• [What needs to be done]: Skip all pictures, then print the remaining material exactly.

-- START --

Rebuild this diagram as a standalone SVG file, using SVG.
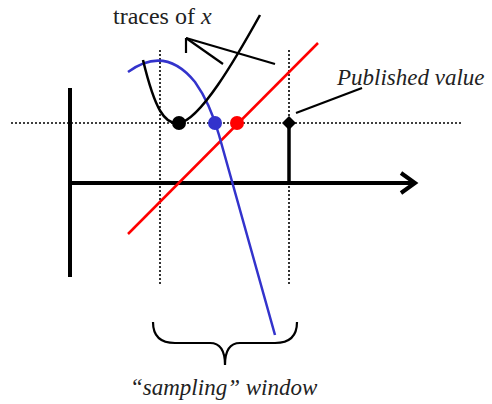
<svg xmlns="http://www.w3.org/2000/svg" width="492" height="404" viewBox="0 0 492 404">
<style>
.dot{stroke:#000;stroke-width:1.6;stroke-dasharray:2,2;fill:none}
.axis{stroke:#000;stroke-width:4;fill:none}
.thin{stroke:#000;stroke-width:2.2;fill:none}
</style>
<rect width="492" height="404" fill="#fff"/>
<g id="guides">
<line class="dot" x1="11" y1="123" x2="462" y2="123"/>
<line class="dot" x1="160" y1="50" x2="160" y2="285"/>
<line class="dot" x1="289" y1="50" x2="289" y2="285"/>
</g>
<g id="axes">
<line class="axis" x1="70" y1="88" x2="70" y2="277"/>
<line class="axis" x1="68" y1="183" x2="414" y2="183"/>
<polyline class="axis" points="401,173 415,183 401,193" stroke-linejoin="miter"/>
</g>
<g id="connectors">
<line class="thin" x1="186" y1="38" x2="223" y2="64"/>
<line class="thin" x1="186" y1="38" x2="275" y2="64"/>
<line class="thin" x1="186" y1="38" x2="186" y2="53"/>
<line class="thin" x1="296" y1="113" x2="362" y2="88"/>
</g>
<g id="red-trace">
<line x1="128" y1="234" x2="318" y2="43" stroke="#f00" stroke-width="2.5"/>
</g>
<g id="blue-trace">
<path d="M128,72 Q165,45 195,82 Q210,103 219,135 L275,335" fill="none" stroke="#3333cc" stroke-width="2.5"/>
</g>
<g id="black-trace">
<path d="M143,60 C155,110 165,125 179,123 C200,120 235,60 260,15" fill="none" stroke="#000" stroke-width="2.5"/>
</g>
<g id="points">
<circle cx="179" cy="123" r="7" fill="#000"/>
<circle cx="215" cy="123" r="7" fill="#3333cc"/>
<circle cx="237" cy="123" r="7" fill="#f00"/>
<line x1="289" y1="123" x2="289" y2="183" stroke="#000" stroke-width="3.5"/>
<polygon points="289,116 296,123 289,130 282,123" fill="#000"/>
</g>
<g id="brace">
<path d="M153,322 Q153,343 175,343 L210,343 Q225,343 225,365 Q225,343 240,343 L275,343 Q297,343 297,322" fill="none" stroke="#000" stroke-width="2.2"/>
</g>
<g id="labels" font-family="'Liberation Serif', 'DejaVu Serif', serif" fill="#222">
<text x="113" y="24" font-size="24">traces of <tspan font-style="italic">x</tspan></text>
<text x="337" y="85" font-size="23" font-style="italic">Published value</text>
<text x="130" y="395" font-size="23" font-style="italic">“sampling” window</text>
</g>
</svg>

-- END --

• [Finished answer]:
Rebuild this diagram as a standalone SVG file, using SVG.
<svg xmlns="http://www.w3.org/2000/svg" width="492" height="404" viewBox="0 0 492 404">
<style>
.dot{stroke:#000;stroke-width:1.6;stroke-dasharray:2,2;fill:none}
.axis{stroke:#000;stroke-width:4;fill:none}
.thin{stroke:#000;stroke-width:2.2;fill:none}
</style>
<rect width="492" height="404" fill="#fff"/>
<g id="guides">
<line class="dot" x1="11" y1="123" x2="462" y2="123"/>
<line class="dot" x1="160" y1="50" x2="160" y2="285"/>
<line class="dot" x1="289" y1="50" x2="289" y2="285"/>
</g>
<g id="axes">
<line class="axis" x1="70" y1="88" x2="70" y2="277"/>
<line class="axis" x1="68" y1="183" x2="414" y2="183"/>
<polyline class="axis" points="401,173 415,183 401,193" stroke-linejoin="miter"/>
</g>
<g id="connectors">
<line class="thin" x1="186" y1="38" x2="223" y2="64"/>
<line class="thin" x1="186" y1="38" x2="275" y2="64"/>
<line class="thin" x1="186" y1="38" x2="186" y2="53"/>
<line class="thin" x1="296" y1="113" x2="362" y2="88"/>
</g>
<g id="red-trace">
<line x1="128" y1="234" x2="318" y2="43" stroke="#f00" stroke-width="2.5"/>
</g>
<g id="blue-trace">
<path d="M128,72 Q165,45 195,82 Q210,103 219,135 L275,335" fill="none" stroke="#3333cc" stroke-width="2.5"/>
</g>
<g id="black-trace">
<path d="M143,60 C155,110 165,125 179,123 C200,120 235,60 260,15" fill="none" stroke="#000" stroke-width="2.5"/>
</g>
<g id="points">
<circle cx="179" cy="123" r="7" fill="#000"/>
<circle cx="215" cy="123" r="7" fill="#3333cc"/>
<circle cx="237" cy="123" r="7" fill="#f00"/>
<line x1="289" y1="123" x2="289" y2="183" stroke="#000" stroke-width="3.5"/>
<polygon points="289,116 296,123 289,130 282,123" fill="#000"/>
</g>
<g id="brace">
<path d="M153,322 Q153,343 175,343 L210,343 Q225,343 225,365 Q225,343 240,343 L275,343 Q297,343 297,322" fill="none" stroke="#000" stroke-width="2.2"/>
</g>
<g id="labels" font-family="'Liberation Serif', 'DejaVu Serif', serif" fill="#222">
<text x="113" y="24" font-size="24">traces of <tspan font-style="italic">x</tspan></text>
<text x="337" y="85" font-size="23" font-style="italic">Published value</text>
<text x="130" y="395" font-size="23" font-style="italic">“sampling” window</text>
</g>
</svg>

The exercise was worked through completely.